Besides for paying the agent commission and perhaps paying for certain expenses, the agent might expect the exporter to provide promotional material, samples, training and any other related support. These expectations need to be clearly specified.
It is very dangerous to agree to a contract that has no end. Perhaps you need to add a revision period after which time the contract will be revised (or renegotiated).
Besides expecting the agent to perform certain task such as undertaking research, promoting the product, taking part in exhibitions, etc., it is also reasonable to expect the agent to actual close some deals. Will you specify how many sales or what value of sales the agent is expected to achieve within a period of time? What will happen if the agent does not achieve these sales levels (after all, it might not always be the agent’s fault – perhaps your product is just not suitable for the marketplace)?
Will the agent be expected to keep you informed of developments? Perhaps, but how often and in what form should this happen? Expecting an agent to report back every week is perhaps asking too much and expecting a ten page report from the agent is also perhaps overly optimistic. Perhaps you might require the agent to provide brief feedback via e-mail on a monthly basis and to report back more formally every six-month or annually.
If the contract is for a specific period, then presumably it will come to an end at the end of this period, unless renewed by written agreement by the two parties. But what happens if either party wishes to cancel the contract for any other reason? You may wish to include a clause that allows either party to terminate the contract before its expiration for any reason say 30/60 days after providing written notice thereof. Finally, the contract can be terminated if either party is in breach of the contract or any clause therein.

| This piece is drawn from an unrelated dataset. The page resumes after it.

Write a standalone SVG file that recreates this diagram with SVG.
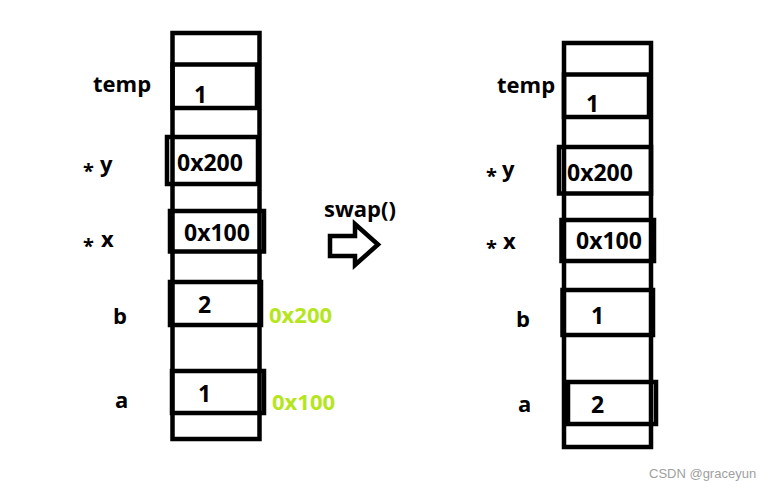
<svg xmlns="http://www.w3.org/2000/svg" width="770" height="493" viewBox="0 0 770 493">
<style>
.ln{fill:none;stroke:#000;stroke-width:4.5;stroke-linecap:square}
.t{font-family:"Open Sans","Noto Sans",sans-serif;font-weight:700;font-size:22px;fill:#000}
.v{font-family:"Open Sans","Noto Sans",sans-serif;font-weight:700;font-size:23px;fill:#000}
.s{font-family:"Open Sans","Noto Sans",sans-serif;font-weight:700;font-size:20px;fill:#000}
.g{font-family:"Open Sans","Noto Sans",sans-serif;font-weight:700;font-size:22px;fill:#b5e61d}
.w{font-family:"Liberation Sans",Arial,sans-serif;font-size:13px;fill:#a0a0a0}
</style>
<rect width="770" height="493" fill="#fff"/>
<g id="left-stack">
  <rect class="ln" x="172.5" y="33" width="87" height="406"/>
</g>
<g id="left-temp">
  <rect class="ln" x="172.5" y="64.5" width="84.5" height="43.5"/>
  <text class="t" x="93" y="92">temp</text>
  <text class="v" x="194" y="103">1</text>
</g>
<g id="left-y">
  <rect class="ln" x="167" y="137" width="91" height="47"/>
  <text class="s" x="83" y="178">*</text>
  <text class="t" x="100" y="172">y</text>
  <text class="v" x="177" y="171">0x200</text>
</g>
<g id="left-x">
  <rect class="ln" x="170" y="211" width="94" height="40.5"/>
  <text class="s" x="83" y="253">*</text>
  <text class="t" x="101" y="247">x</text>
  <text class="v" x="184" y="241">0x100</text>
</g>
<g id="left-b">
  <rect class="ln" x="170" y="282" width="91" height="43"/>
  <text class="t" x="113" y="324">b</text>
  <text class="v" x="198" y="313">2</text>
  <text class="g" x="269" y="323">0x200</text>
</g>
<g id="left-a">
  <rect class="ln" x="172" y="371" width="92" height="42"/>
  <text class="t" x="115" y="408">a</text>
  <text class="v" x="198" y="402">1</text>
  <text class="g" x="272" y="410">0x100</text>
</g>
<g id="swap">
  <text class="t" x="324" y="217">swap()</text>
  <polygon class="ln" points="330,236 355,236 355,224 378,244.5 355,265 355,256 330,256" style="stroke-linejoin:miter"/>
</g>
<g id="right-stack">
  <rect class="ln" x="564" y="43" width="87" height="404"/>
</g>
<g id="right-temp">
  <rect class="ln" x="564" y="74.5" width="85" height="42.5"/>
  <text class="t" x="497" y="93">temp</text>
  <text class="v" x="586" y="112">1</text>
</g>
<g id="right-y">
  <rect class="ln" x="559" y="147" width="92" height="46.5"/>
  <text class="s" x="486" y="183">*</text>
  <text class="t" x="502" y="177">y</text>
  <text class="v" x="567" y="181">0x200</text>
</g>
<g id="right-x">
  <rect class="ln" x="561.5" y="220" width="92.5" height="41"/>
  <text class="s" x="486" y="255">*</text>
  <text class="t" x="503" y="249">x</text>
  <text class="v" x="576" y="249">0x100</text>
</g>
<g id="right-b">
  <rect class="ln" x="562.5" y="290" width="90.5" height="45"/>
  <text class="t" x="516" y="327">b</text>
  <text class="v" x="591" y="324">1</text>
</g>
<g id="right-a">
  <rect class="ln" x="568" y="382" width="88" height="42"/>
  <text class="t" x="518" y="412">a</text>
  <text class="v" x="591" y="413">2</text>
</g>
<g id="connectors"></g>
<text class="w" x="649" y="478">CSDN @graceyun</text>
</svg>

Normally the contract will include a clause indicate what the exporter’s and agents obligations are on expiration or termination of the contract as far as any orders received before or six months (or any other negotiated period) after expiration/termination of the contract, if such orders/sales are as a result of the agent’s efforts
Normally the contract will specifically state that agent agrees to respect and protect (i.e. not misuse) any trademarks, trade names, copyrights or other intellectual property belonging to the exporter. The contract may also state that the agent will not do anything to harm or jeopardise the exporter’s reputation or that of its products.
If there is disagreement and the two parties need to resolve the matter in court, which country’s courts will have jurisdiction over the matter? While one might argue that it must be the South African courts, some countries have laws in place requiring their courts to decide on the matter, and you will need to abide by these requirements if you wish to do business in that country.
It is important to include a clause that requires the agent to keep confident and safeguard all business and technical information that it receives from the exporter and the exporter’s clients.
All contracts have a clause which indicates where all official communication and notices i.r.o. the contract should be sent (postal address, fax number, e-mail address, etc.).
Contracts represent a mind field of potential legal loopholes and most contracts contain standard clauses intended to protect and/or clarify the liability of the parties involved. These clauses include; limitations on liability which states that neither party has any liability to the other party in contract, except as spelt out in the agreement; right to enforce which states that if the agent fails to enforce any provision of the agreement at any time, the exporter still retains the right to do so later on; execution and modifications which states that this is the only and entire agreement between the parties when duly executed with regard to sales rights in the specified country or region and also states how the contract may be modified, if and when necessary.